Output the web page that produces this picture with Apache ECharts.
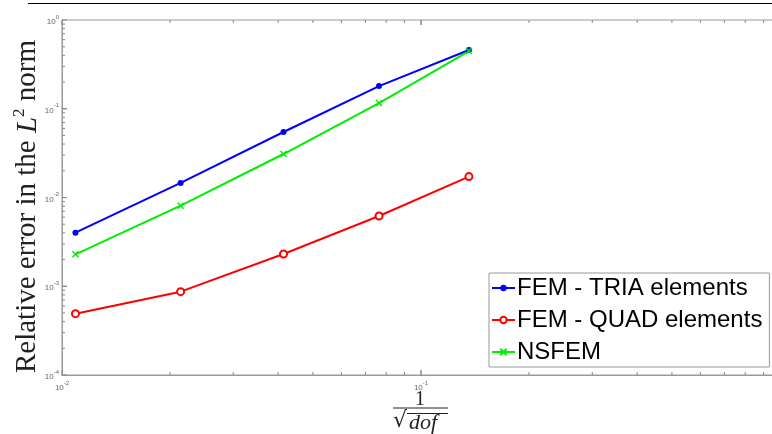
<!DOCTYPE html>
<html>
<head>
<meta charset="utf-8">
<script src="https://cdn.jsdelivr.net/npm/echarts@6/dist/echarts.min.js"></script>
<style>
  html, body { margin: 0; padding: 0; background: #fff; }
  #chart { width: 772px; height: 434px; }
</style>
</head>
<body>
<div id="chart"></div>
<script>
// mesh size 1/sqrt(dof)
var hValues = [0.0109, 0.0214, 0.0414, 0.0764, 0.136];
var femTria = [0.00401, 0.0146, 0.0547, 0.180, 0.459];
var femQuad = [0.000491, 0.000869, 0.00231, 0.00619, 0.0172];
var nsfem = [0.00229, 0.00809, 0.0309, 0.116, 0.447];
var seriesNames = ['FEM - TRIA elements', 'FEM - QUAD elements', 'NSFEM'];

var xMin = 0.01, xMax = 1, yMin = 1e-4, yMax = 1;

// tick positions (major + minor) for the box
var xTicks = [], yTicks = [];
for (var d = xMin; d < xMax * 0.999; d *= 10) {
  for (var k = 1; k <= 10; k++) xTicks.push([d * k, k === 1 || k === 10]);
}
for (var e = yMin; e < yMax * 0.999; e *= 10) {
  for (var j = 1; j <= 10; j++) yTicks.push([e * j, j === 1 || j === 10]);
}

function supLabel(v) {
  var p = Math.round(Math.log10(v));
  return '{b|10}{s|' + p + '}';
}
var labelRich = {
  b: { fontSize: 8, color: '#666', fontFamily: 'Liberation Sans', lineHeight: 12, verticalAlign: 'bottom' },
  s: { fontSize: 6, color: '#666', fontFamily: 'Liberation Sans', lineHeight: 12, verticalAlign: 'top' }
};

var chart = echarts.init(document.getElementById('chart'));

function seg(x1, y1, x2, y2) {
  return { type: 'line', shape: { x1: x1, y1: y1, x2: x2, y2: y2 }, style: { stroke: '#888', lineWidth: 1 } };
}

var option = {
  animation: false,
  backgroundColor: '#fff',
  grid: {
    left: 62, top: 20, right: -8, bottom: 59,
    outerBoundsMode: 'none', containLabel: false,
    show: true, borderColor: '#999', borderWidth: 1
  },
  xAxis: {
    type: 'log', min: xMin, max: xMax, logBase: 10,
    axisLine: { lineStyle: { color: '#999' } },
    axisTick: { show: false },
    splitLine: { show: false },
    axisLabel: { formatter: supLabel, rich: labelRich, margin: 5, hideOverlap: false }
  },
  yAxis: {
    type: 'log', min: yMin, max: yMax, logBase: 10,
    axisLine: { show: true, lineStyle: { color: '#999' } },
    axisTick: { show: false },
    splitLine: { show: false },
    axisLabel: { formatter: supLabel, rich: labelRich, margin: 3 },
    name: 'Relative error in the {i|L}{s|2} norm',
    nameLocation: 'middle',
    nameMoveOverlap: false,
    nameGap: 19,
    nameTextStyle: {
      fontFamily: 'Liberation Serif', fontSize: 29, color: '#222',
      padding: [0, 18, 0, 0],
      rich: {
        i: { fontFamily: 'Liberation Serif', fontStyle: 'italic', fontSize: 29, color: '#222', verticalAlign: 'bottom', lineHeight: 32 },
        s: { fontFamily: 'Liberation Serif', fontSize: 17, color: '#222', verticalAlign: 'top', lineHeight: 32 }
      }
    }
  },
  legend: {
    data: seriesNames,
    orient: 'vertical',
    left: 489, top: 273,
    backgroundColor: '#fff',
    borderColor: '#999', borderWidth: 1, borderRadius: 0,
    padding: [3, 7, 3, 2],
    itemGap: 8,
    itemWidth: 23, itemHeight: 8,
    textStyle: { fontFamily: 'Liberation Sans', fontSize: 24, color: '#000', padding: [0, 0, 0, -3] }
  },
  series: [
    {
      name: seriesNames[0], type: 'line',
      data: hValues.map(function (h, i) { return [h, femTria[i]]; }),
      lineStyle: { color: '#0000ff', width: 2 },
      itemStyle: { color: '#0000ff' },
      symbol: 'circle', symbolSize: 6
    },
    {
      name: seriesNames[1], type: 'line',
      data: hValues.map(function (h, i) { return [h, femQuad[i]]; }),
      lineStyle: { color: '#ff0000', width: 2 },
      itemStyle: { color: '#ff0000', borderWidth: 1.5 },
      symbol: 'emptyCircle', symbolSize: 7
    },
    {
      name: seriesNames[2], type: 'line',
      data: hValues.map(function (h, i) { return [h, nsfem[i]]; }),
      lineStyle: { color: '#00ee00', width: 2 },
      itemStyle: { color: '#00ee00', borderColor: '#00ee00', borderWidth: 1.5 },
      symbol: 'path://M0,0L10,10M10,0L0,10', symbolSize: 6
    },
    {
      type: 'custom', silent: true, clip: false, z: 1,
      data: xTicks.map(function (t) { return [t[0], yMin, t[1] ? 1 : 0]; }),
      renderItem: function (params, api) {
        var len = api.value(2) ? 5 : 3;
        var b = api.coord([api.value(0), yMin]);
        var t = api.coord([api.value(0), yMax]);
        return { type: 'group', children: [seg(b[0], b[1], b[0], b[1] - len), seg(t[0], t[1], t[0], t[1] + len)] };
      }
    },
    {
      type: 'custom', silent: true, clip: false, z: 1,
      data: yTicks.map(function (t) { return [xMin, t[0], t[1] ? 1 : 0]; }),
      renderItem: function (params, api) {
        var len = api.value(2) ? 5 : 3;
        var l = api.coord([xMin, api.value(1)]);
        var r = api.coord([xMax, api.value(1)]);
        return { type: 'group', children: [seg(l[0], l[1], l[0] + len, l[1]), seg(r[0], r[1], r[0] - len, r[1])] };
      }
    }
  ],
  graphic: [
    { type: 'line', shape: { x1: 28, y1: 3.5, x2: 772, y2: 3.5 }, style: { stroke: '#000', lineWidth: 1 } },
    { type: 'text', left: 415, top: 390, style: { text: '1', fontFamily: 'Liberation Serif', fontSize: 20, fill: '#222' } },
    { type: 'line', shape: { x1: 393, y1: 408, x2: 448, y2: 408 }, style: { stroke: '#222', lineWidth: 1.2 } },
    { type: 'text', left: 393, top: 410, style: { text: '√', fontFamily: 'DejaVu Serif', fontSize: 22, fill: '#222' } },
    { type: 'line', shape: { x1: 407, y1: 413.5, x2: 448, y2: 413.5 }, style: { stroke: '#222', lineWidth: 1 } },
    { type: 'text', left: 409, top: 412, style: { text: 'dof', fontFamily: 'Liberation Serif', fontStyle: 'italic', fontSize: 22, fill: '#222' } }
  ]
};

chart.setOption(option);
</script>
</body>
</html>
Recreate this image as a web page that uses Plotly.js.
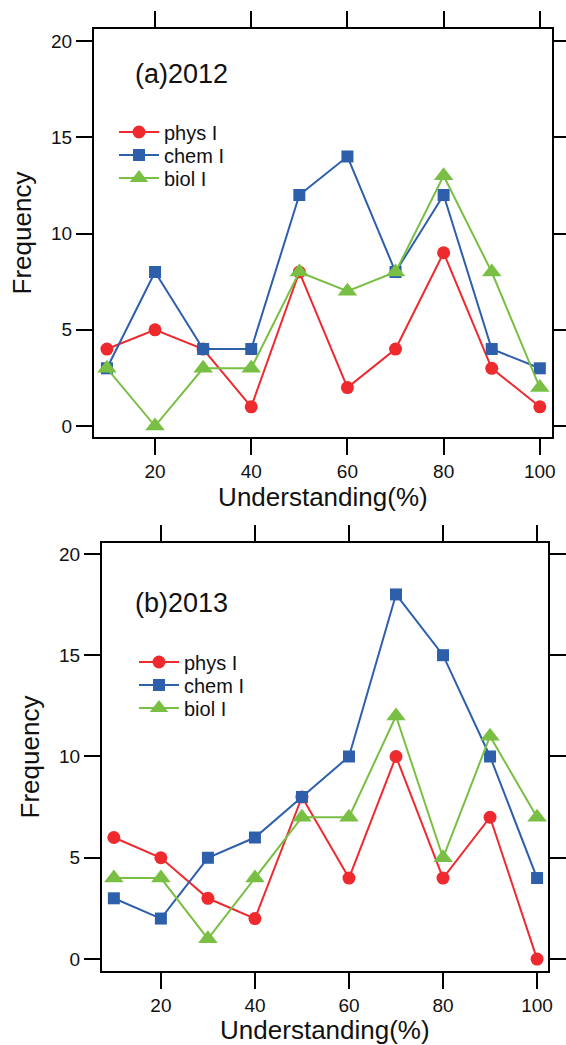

+---+

SET TASK
Return every line above that contains the word "page".

TASK RESULT
Output the web page that produces this picture with Apache ECharts.
Recreate this image as a web page that uses Plotly.js.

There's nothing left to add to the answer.